### Exercise data
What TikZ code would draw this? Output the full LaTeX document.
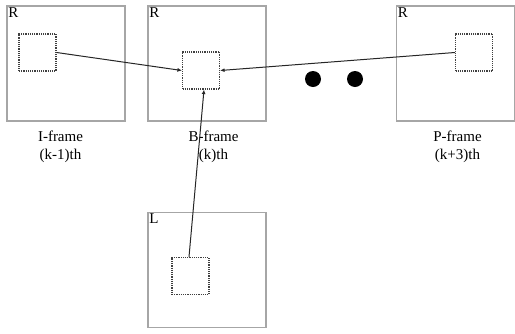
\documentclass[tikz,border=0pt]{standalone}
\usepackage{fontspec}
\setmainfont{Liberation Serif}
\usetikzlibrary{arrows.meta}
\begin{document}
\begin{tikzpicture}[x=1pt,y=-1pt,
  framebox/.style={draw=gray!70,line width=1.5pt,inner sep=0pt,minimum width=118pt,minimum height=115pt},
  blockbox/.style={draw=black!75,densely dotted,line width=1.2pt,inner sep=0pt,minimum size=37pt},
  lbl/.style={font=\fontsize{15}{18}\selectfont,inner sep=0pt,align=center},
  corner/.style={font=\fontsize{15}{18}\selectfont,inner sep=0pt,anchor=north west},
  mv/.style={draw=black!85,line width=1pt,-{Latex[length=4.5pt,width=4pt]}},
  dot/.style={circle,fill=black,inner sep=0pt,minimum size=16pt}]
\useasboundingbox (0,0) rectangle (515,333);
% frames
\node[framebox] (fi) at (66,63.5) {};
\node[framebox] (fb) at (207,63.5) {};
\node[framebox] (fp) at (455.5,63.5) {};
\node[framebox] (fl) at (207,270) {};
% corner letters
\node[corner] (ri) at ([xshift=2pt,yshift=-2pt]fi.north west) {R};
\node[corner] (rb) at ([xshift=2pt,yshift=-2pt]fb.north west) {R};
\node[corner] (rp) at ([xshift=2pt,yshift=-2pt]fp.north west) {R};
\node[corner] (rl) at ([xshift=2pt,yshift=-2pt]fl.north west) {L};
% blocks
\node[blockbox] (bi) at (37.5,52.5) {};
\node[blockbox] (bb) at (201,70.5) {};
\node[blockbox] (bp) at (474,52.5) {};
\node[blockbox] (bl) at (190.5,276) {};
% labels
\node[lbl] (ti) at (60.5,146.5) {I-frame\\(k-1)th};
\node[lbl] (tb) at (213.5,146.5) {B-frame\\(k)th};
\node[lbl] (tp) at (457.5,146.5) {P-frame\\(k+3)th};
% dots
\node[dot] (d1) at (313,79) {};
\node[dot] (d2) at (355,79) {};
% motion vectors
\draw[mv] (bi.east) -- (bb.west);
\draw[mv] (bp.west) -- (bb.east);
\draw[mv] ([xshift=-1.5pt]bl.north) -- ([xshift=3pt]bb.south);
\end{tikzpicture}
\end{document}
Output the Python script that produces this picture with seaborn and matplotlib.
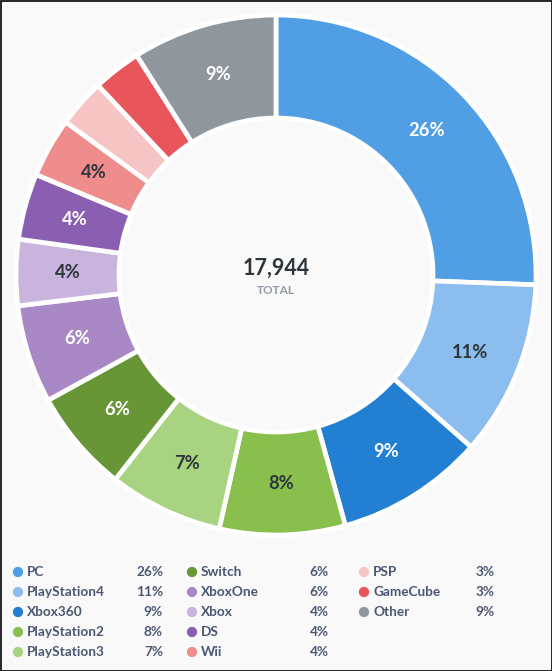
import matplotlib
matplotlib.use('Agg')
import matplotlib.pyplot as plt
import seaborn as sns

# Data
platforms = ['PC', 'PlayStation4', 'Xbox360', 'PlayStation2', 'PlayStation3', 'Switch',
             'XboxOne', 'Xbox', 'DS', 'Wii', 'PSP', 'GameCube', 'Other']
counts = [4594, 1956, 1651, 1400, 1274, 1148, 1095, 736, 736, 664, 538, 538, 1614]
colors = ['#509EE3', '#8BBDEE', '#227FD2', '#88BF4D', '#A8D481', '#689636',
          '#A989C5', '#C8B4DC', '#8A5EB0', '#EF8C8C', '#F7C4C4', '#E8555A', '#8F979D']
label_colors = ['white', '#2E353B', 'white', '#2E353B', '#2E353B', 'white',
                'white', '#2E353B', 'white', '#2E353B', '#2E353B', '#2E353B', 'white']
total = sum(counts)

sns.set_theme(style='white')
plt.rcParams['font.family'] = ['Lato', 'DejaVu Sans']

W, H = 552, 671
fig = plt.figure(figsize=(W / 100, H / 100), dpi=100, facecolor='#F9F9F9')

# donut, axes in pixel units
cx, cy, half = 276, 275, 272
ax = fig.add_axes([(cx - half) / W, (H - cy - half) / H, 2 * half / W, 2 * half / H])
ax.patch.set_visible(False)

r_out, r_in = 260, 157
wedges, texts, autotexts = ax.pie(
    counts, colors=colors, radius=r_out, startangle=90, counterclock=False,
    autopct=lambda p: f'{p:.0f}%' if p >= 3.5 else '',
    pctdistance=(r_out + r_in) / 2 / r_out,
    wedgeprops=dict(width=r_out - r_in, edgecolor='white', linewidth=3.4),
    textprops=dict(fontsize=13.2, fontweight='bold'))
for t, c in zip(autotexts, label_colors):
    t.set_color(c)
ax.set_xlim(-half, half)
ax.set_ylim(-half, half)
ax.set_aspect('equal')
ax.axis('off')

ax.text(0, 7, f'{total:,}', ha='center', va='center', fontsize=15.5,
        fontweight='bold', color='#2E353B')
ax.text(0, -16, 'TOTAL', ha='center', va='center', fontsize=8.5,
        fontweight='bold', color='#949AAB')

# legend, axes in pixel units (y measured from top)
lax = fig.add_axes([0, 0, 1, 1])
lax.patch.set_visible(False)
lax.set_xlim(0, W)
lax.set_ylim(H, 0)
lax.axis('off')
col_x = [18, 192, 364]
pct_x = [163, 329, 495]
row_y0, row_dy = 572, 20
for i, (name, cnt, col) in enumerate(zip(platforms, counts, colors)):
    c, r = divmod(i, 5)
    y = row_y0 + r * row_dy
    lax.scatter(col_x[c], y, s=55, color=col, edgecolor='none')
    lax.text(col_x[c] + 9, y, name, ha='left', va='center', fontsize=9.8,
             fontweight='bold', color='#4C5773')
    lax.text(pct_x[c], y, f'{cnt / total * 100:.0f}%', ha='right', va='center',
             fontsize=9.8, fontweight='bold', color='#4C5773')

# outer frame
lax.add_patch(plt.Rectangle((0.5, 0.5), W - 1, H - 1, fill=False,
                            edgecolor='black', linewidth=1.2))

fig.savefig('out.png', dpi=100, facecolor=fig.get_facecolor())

### Given instruction
Without the pictures, write out the whole listing above exactly as it appears.

### Final result
What TikZ code would draw this? Output the full LaTeX document.
\documentclass[tikz,border=0pt]{standalone}
\usepackage{fontspec}
\setmainfont{Liberation Serif}
\usetikzlibrary{arrows.meta}
\begin{document}
\begin{tikzpicture}[x=1pt,y=-1pt,
  framebox/.style={draw=gray!70,line width=1.5pt,inner sep=0pt,minimum width=118pt,minimum height=115pt},
  blockbox/.style={draw=black!75,densely dotted,line width=1.2pt,inner sep=0pt,minimum size=37pt},
  lbl/.style={font=\fontsize{15}{18}\selectfont,inner sep=0pt,align=center},
  corner/.style={font=\fontsize{15}{18}\selectfont,inner sep=0pt,anchor=north west},
  mv/.style={draw=black!85,line width=1pt,-{Latex[length=4.5pt,width=4pt]}},
  dot/.style={circle,fill=black,inner sep=0pt,minimum size=16pt}]
\useasboundingbox (0,0) rectangle (515,333);
% frames
\node[framebox] (fi) at (66,63.5) {};
\node[framebox] (fb) at (207,63.5) {};
\node[framebox] (fp) at (455.5,63.5) {};
\node[framebox] (fl) at (207,270) {};
% corner letters
\node[corner] (ri) at ([xshift=2pt,yshift=-2pt]fi.north west) {R};
\node[corner] (rb) at ([xshift=2pt,yshift=-2pt]fb.north west) {R};
\node[corner] (rp) at ([xshift=2pt,yshift=-2pt]fp.north west) {R};
\node[corner] (rl) at ([xshift=2pt,yshift=-2pt]fl.north west) {L};
% blocks
\node[blockbox] (bi) at (37.5,52.5) {};
\node[blockbox] (bb) at (201,70.5) {};
\node[blockbox] (bp) at (474,52.5) {};
\node[blockbox] (bl) at (190.5,276) {};
% labels
\node[lbl] (ti) at (60.5,146.5) {I-frame\\(k-1)th};
\node[lbl] (tb) at (213.5,146.5) {B-frame\\(k)th};
\node[lbl] (tp) at (457.5,146.5) {P-frame\\(k+3)th};
% dots
\node[dot] (d1) at (313,79) {};
\node[dot] (d2) at (355,79) {};
% motion vectors
\draw[mv] (bi.east) -- (bb.west);
\draw[mv] (bp.west) -- (bb.east);
\draw[mv] ([xshift=-1.5pt]bl.north) -- ([xshift=3pt]bb.south);
\end{tikzpicture}
\end{document}
Output the Python script that produces this picture with seaborn and matplotlib.
import matplotlib
matplotlib.use('Agg')
import matplotlib.pyplot as plt
import seaborn as sns

# Data
platforms = ['PC', 'PlayStation4', 'Xbox360', 'PlayStation2', 'PlayStation3', 'Switch',
             'XboxOne', 'Xbox', 'DS', 'Wii', 'PSP', 'GameCube', 'Other']
counts = [4594, 1956, 1651, 1400, 1274, 1148, 1095, 736, 736, 664, 538, 538, 1614]
colors = ['#509EE3', '#8BBDEE', '#227FD2', '#88BF4D', '#A8D481', '#689636',
          '#A989C5', '#C8B4DC', '#8A5EB0', '#EF8C8C', '#F7C4C4', '#E8555A', '#8F979D']
label_colors = ['white', '#2E353B', 'white', '#2E353B', '#2E353B', 'white',
                'white', '#2E353B', 'white', '#2E353B', '#2E353B', '#2E353B', 'white']
total = sum(counts)

sns.set_theme(style='white')
plt.rcParams['font.family'] = ['Lato', 'DejaVu Sans']

W, H = 552, 671
fig = plt.figure(figsize=(W / 100, H / 100), dpi=100, facecolor='#F9F9F9')

# donut, axes in pixel units
cx, cy, half = 276, 275, 272
ax = fig.add_axes([(cx - half) / W, (H - cy - half) / H, 2 * half / W, 2 * half / H])
ax.patch.set_visible(False)

r_out, r_in = 260, 157
wedges, texts, autotexts = ax.pie(
    counts, colors=colors, radius=r_out, startangle=90, counterclock=False,
    autopct=lambda p: f'{p:.0f}%' if p >= 3.5 else '',
    pctdistance=(r_out + r_in) / 2 / r_out,
    wedgeprops=dict(width=r_out - r_in, edgecolor='white', linewidth=3.4),
    textprops=dict(fontsize=13.2, fontweight='bold'))
for t, c in zip(autotexts, label_colors):
    t.set_color(c)
ax.set_xlim(-half, half)
ax.set_ylim(-half, half)
ax.set_aspect('equal')
ax.axis('off')

ax.text(0, 7, f'{total:,}', ha='center', va='center', fontsize=15.5,
        fontweight='bold', color='#2E353B')
ax.text(0, -16, 'TOTAL', ha='center', va='center', fontsize=8.5,
        fontweight='bold', color='#949AAB')

# legend, axes in pixel units (y measured from top)
lax = fig.add_axes([0, 0, 1, 1])
lax.patch.set_visible(False)
lax.set_xlim(0, W)
lax.set_ylim(H, 0)
lax.axis('off')
col_x = [18, 192, 364]
pct_x = [163, 329, 495]
row_y0, row_dy = 572, 20
for i, (name, cnt, col) in enumerate(zip(platforms, counts, colors)):
    c, r = divmod(i, 5)
    y = row_y0 + r * row_dy
    lax.scatter(col_x[c], y, s=55, color=col, edgecolor='none')
    lax.text(col_x[c] + 9, y, name, ha='left', va='center', fontsize=9.8,
             fontweight='bold', color='#4C5773')
    lax.text(pct_x[c], y, f'{cnt / total * 100:.0f}%', ha='right', va='center',
             fontsize=9.8, fontweight='bold', color='#4C5773')

# outer frame
lax.add_patch(plt.Rectangle((0.5, 0.5), W - 1, H - 1, fill=False,
                            edgecolor='black', linewidth=1.2))

fig.savefig('out.png', dpi=100, facecolor=fig.get_facecolor())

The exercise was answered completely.